Regno Unito valuta il divieto di donazioni in criptovalute ai partiti politici per sicurezza nazionale

Salvatore Broggi

2 Dicembre 2025

Londra, 2 dicembre 2025 – Il governo britannico sta valutando un divieto alle donazioni in criptovalute ai partiti politici. Questa decisione arriva proprio mentre il partito Reform UK avanza nei sondaggi e crescono le preoccupazioni sul rischio che arrivino fondi dall’estero. Fonti di Downing Street confermano che il tema è stato al centro delle ultime riunioni di governo, spinte da pressioni che arrivano sia dalla maggioranza che dall’opposizione.
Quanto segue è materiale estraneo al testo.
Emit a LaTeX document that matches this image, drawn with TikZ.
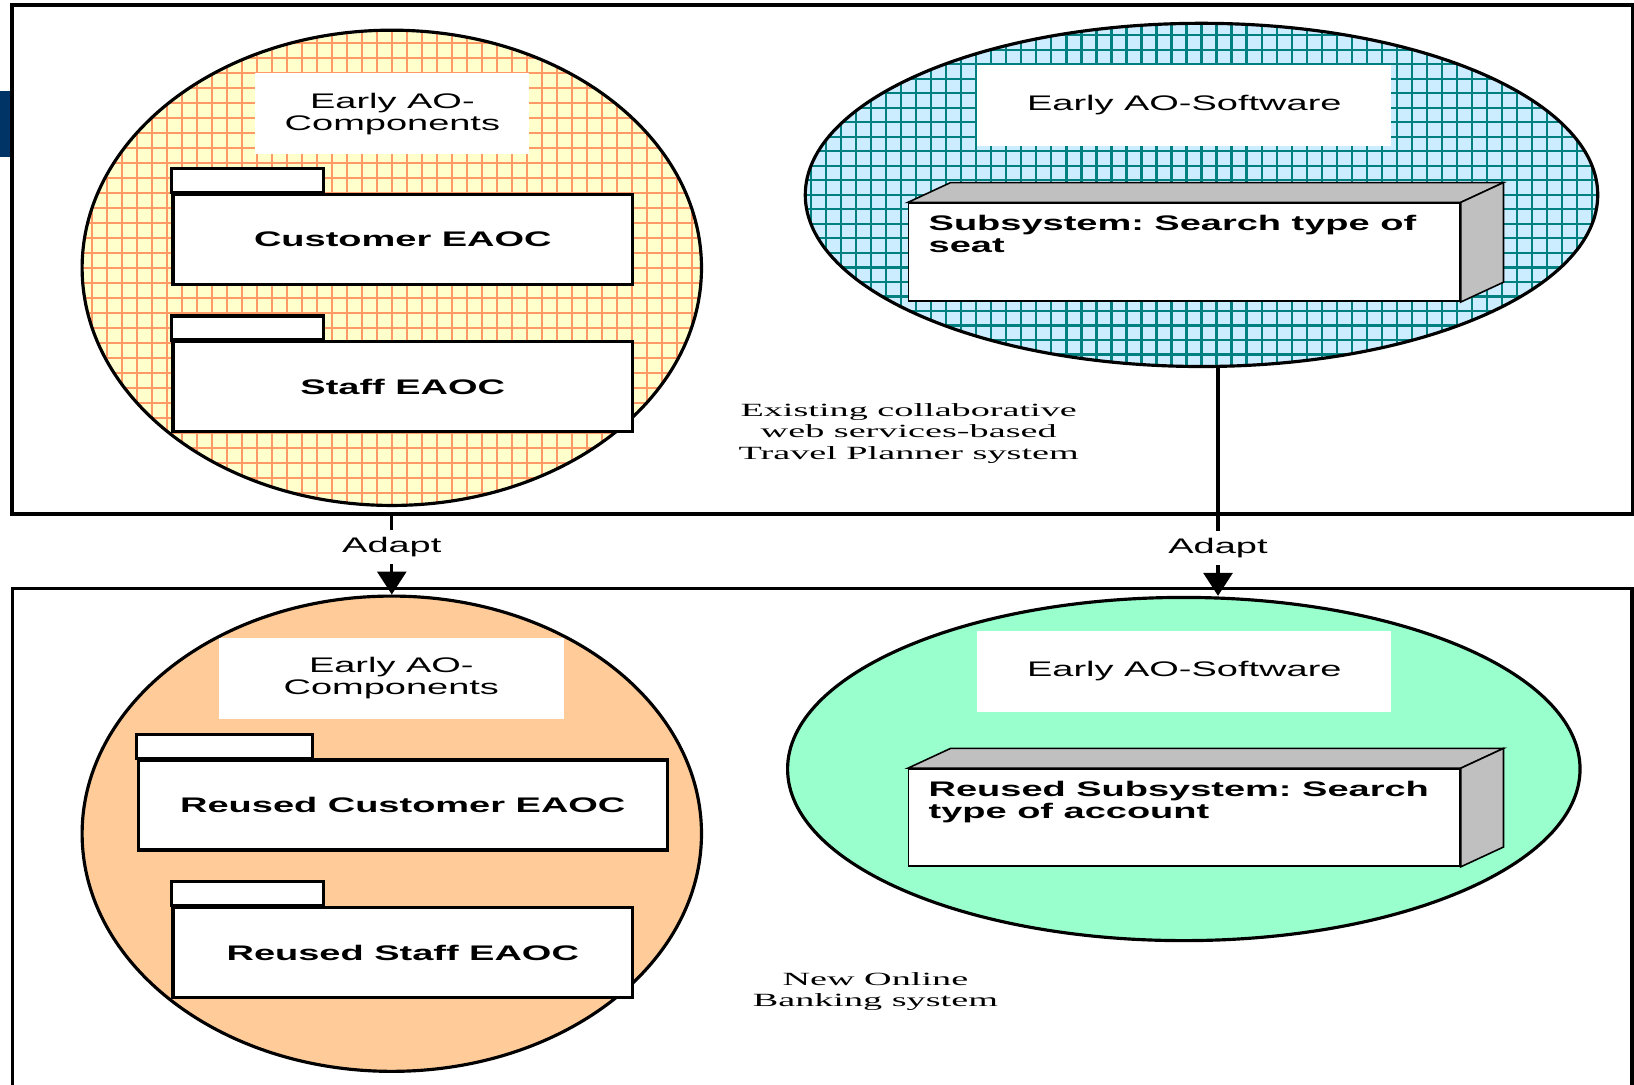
\documentclass[tikz,border=0pt]{standalone}
\usepackage{fontspec}
\usepackage{xcolor}
\usetikzlibrary{shapes.geometric,arrows.meta}
\newfontfamily\widesans[FakeStretch=1.8]{Liberation Sans}
\newfontfamily\wideserif[FakeStretch=2.05]{Liberation Serif}
\definecolor{gridorange}{HTML}{FF9966}
\definecolor{paleyellow}{HTML}{FFFFCC}
\definecolor{gridteal}{HTML}{008080}
\definecolor{palecyan}{HTML}{CCECFF}
\definecolor{peach}{HTML}{FFCC99}
\definecolor{mint}{HTML}{99FFCC}
\definecolor{boxgray}{HTML}{C0C0C0}
\definecolor{navyblue}{HTML}{003366}
\frenchspacing

\begin{document}
\begin{tikzpicture}[x=0.01cm, y=-0.01cm]
        % Define styles
        \tikzset{
            system/.style={draw, line width=0.9pt},
            component/.style={ellipse, draw, line width=0.9pt, inner sep=0pt, minimum width=6.19cm, minimum height=4.75cm},
            software/.style={ellipse, draw, line width=0.9pt, inner sep=0pt, minimum width=7.92cm, minimum height=3.43cm},
            orangegrid/.style={fill=paleyellow, path picture={\draw[gridorange, line width=0.6pt] (path picture bounding box.south west) grid[xstep=0.15cm, ystep=0.15cm] (path picture bounding box.north east);}},
            tealgrid/.style={fill=palecyan, path picture={\draw[gridteal, line width=0.6pt] (path picture bounding box.south west) grid[xstep=0.15cm, ystep=0.145cm] (path picture bounding box.north east);}},
            title/.style={fill=white, inner sep=0pt, minimum height=0.81cm, align=center, font=\widesans\fontsize{6}{6.24}\selectfont},
            package/.style={draw, line width=0.9pt, fill=white, minimum height=0.9cm, font=\widesans\bfseries\fontsize{6}{6.24}\selectfont},
            tab/.style={draw, line width=0.9pt, fill=white},
            subsystem/.style={draw, line width=0.45pt, fill=white, inner xsep=0.2cm, inner ysep=0.12cm, font=\widesans\bfseries\fontsize{6}{6.24}\selectfont},
            face/.style={draw, line width=0.45pt, fill=boxgray},
            caption/.style={align=center, font=\wideserif\fontsize{5.3}{6.2}\selectfont},
            adapt/.style={fill=white, inner sep=2pt, font=\widesans\fontsize{6}{6.24}\selectfont},
            arrow/.style={-{Triangle[width=8.2pt, length=6.5pt]}, line width=0.9pt}
        }
        \useasboundingbox (0,0) rectangle (1634,1084);
        \fill[navyblue] (0,91) rectangle (10.5,157);

        % Existing system
        \node[system, minimum width=16.195cm, minimum height=5.086cm] (system_node_1) at (822.3,259.5) {};
        \node[component, orangegrid] (ellipse_node_1) at (391.8,267.8) {};
        \node[title, minimum width=2.74cm] (title_node_1) at (392.4,113.6) {Early AO-\\Components};
        \node[package, minimum width=4.595cm] (package_node_1) at (402.8,239.2) {Customer EAOC};
        \draw[tab] (package_node_1.north west) rectangle ++(152,-24);
        \node[package, minimum width=4.595cm] (package_node_2) at (402.8,386.6) {Staff EAOC};
        \draw[tab] (package_node_2.north west) rectangle ++(152,-24);

        \node[software, tealgrid] (ellipse_node_2) at (1201.5,194.9) {};
        \node[title, minimum width=4.14cm] (title_node_2) at (1184.3,105.3) {Early AO-Software};
        \node[subsystem] (subsystem_node_1) at (1184.3,252.2) {\parbox[c][0.74cm][t]{5.11cm}{\raggedright Subsystem: Search type of\\seat}};
        \filldraw[face] (subsystem_node_1.north west) -- ++(42.7,-19.8) -- ([shift={(42.7,-19.8)}]subsystem_node_1.north east) -- (subsystem_node_1.north east) -- cycle;
        \filldraw[face] (subsystem_node_1.north east) -- ++(42.7,-19.8) -- ([shift={(42.7,-19.8)}]subsystem_node_1.south east) -- (subsystem_node_1.south east) -- cycle;

        \node[caption] (caption_node_1) at (908.7,433.5) {Existing collaborative\\web services-based\\Travel Planner system};

        % New system
        \draw[system] (12.5,1090) -- (12.5,588.8) -- (1632,588.8) -- (1632,1090);
        \node[component, fill=peach] (ellipse_node_3) at (391.8,833.7) {};
        \node[title, minimum width=3.45cm] (title_node_3) at (391.3,678.4) {Early AO-\\Components};
        \node[package, minimum width=5.284cm] (package_node_3) at (402.8,805) {Reused Customer EAOC};
        \draw[tab] (package_node_3.north west) rectangle ++(176,-24);
        \node[package, minimum width=4.595cm] (package_node_4) at (402.8,952.5) {Reused Staff EAOC};
        \draw[tab] (package_node_4.north west) rectangle ++(152,-24);

        \node[software, fill=mint] (ellipse_node_4) at (1183.8,769) {};
        \node[title, minimum width=4.14cm] (title_node_4) at (1184.3,671.1) {Early AO-Software};
        \node[subsystem] (subsystem_node_2) at (1184.3,817.5) {\parbox[c][0.73cm][t]{5.11cm}{\raggedright Reused Subsystem: Search\\type of account}};
        \filldraw[face] (subsystem_node_2.north west) -- ++(42.7,-19.8) -- ([shift={(42.7,-19.8)}]subsystem_node_2.north east) -- (subsystem_node_2.north east) -- cycle;
        \filldraw[face] (subsystem_node_2.north east) -- ++(42.7,-19.8) -- ([shift={(42.7,-19.8)}]subsystem_node_2.south east) -- (subsystem_node_2.south east) -- cycle;

        \node[caption] (caption_node_2) at (875.4,991.5) {New Online\\Banking system};

        % Arrows
        \coordinate (adapt_right) at (1218,0);
        \draw[arrow] (ellipse_node_3.north |- system_node_1.south) -- node[adapt, pos=0.4] (adapt_node_1) {Adapt} (ellipse_node_3.north);
        \draw[arrow] (ellipse_node_2.south -| adapt_right) -- node[adapt, pos=0.79] (adapt_node_2) {Adapt} (ellipse_node_4.north -| adapt_right);
    \end{tikzpicture}
\end{document}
Donazioni anonime: un allarme sempre più forte

Negli ultimi mesi, l’ascesa di Reform UK, guidato da Nigel Farage, ha riportato sotto i riflettori il problema delle donazioni politiche trasparenti. Il nodo sta nelle criptovalute, che permettono ai donatori di restare praticamente sconosciuti. Un funzionario del Ministero degli Interni, che ha chiesto di restare anonimo, ha spiegato: “È una sfida nuova. Il pericolo è che soggetti stranieri influenzino la politica nazionale senza passare dai controlli normali sulle donazioni”.

Oggi la legge britannica permette ai partiti di ricevere donazioni solo da chi è considerato “ammissibile”, cioè residenti nel Regno Unito o persone con requisiti precisi di trasparenza. Ma proprio la natura delle criptovalute come Bitcoin ed Ethereum rende complicato risalire con certezza a chi dona. Questa zona d’ombra normativa, secondo un parlamentare laburista in Commissione Affari Interni, “mette a rischio la fiducia nelle istituzioni”.

Reform UK cresce e si accende il dibattito sui fondi

Con il consenso di Reform UK salito al 17% secondo l’ultimo sondaggio YouGov, i partiti tradizionali chiedono garanzie più stringenti sulla trasparenza finanziaria. Un esponente conservatore ha chiarito: “Non si tratta solo delle criptovalute, ma di garantire che la politica non venga condizionata da interessi estranei agli elettori britannici”.

Farage ha respinto ogni sospetto: “Le nostre finanze sono trasparenti”, ha detto in una recente intervista alla BBC. Eppure, qualche settimana fa la Commissione Elettorale ha chiesto conto a vari partiti su nuove entrate sospette, senza però rendere pubblici i dettagli.

Una legge in ritardo e tra resistenze

Il dibattito sulle donazioni in criptovalute va avanti da oltre un anno. A luglio la Camera dei Comuni aveva discusso una proposta per mettere un tetto alle donazioni anonime, ma la misura è stata messa da parte dopo le prime resistenze interne. Ora però lo scenario è cambiato. Un esperto di diritto elettorale dell’Università di Oxford commenta: “Il contesto internazionale si è complicato e le tensioni geopolitiche rendono urgente proteggere i processi democratici”.

Le prime indiscrezioni dicono che il governo starebbe pensando a due strade: vietare del tutto le donazioni in criptovalute oppure imporre un sistema obbligatorio per verificare l’identità dei donatori. Resta aperta anche l’ipotesi del tetto massimo.

Autorità allerta e reazioni politiche

Sia la Commissione Elettorale sia la Financial Conduct Authority segnalano il rischio concreto che soldi stranieri aggirino i controlli usando portafogli digitali. “Non possiamo lasciare che l’anonimato metta a rischio l’integrità del voto”, spiega un funzionario vicino al premier Rishi Sunak.

I laburisti chiedono una riforma rapida. In una nota diffusa stamattina, Keir Starmer ha invocato “regole chiare e sanzioni immediate” contro chi tenta di eludere la trasparenza nei finanziamenti. La stessa linea arriva dai liberal-democratici, mentre nel Partito Conservatore resta acceso il dibattito: alcuni temono che regole troppo rigide possano colpire anche donazioni lecite e innovative.

Uno scenario ancora tutto da definire

Secondo molti osservatori politici, una stretta sulle criptovalute potrebbe arrivare già entro gennaio 2026. Ma finché non arriverà un testo definitivo in Parlamento, molte cose restano incerte, sia sulle modalità sia sull’efficacia dei controlli futuri. Intanto il Regno Unito deve affrontare una sfida ben più grande delle semplici regole sui finanziamenti: capire come le democrazie europee possano difendersi dai rischi dell’era digitale.

A Westminster il dibattito promette ancora settimane calde—soprattutto se i sondaggi continueranno a prefigurare un panorama politico sempre più frammentato.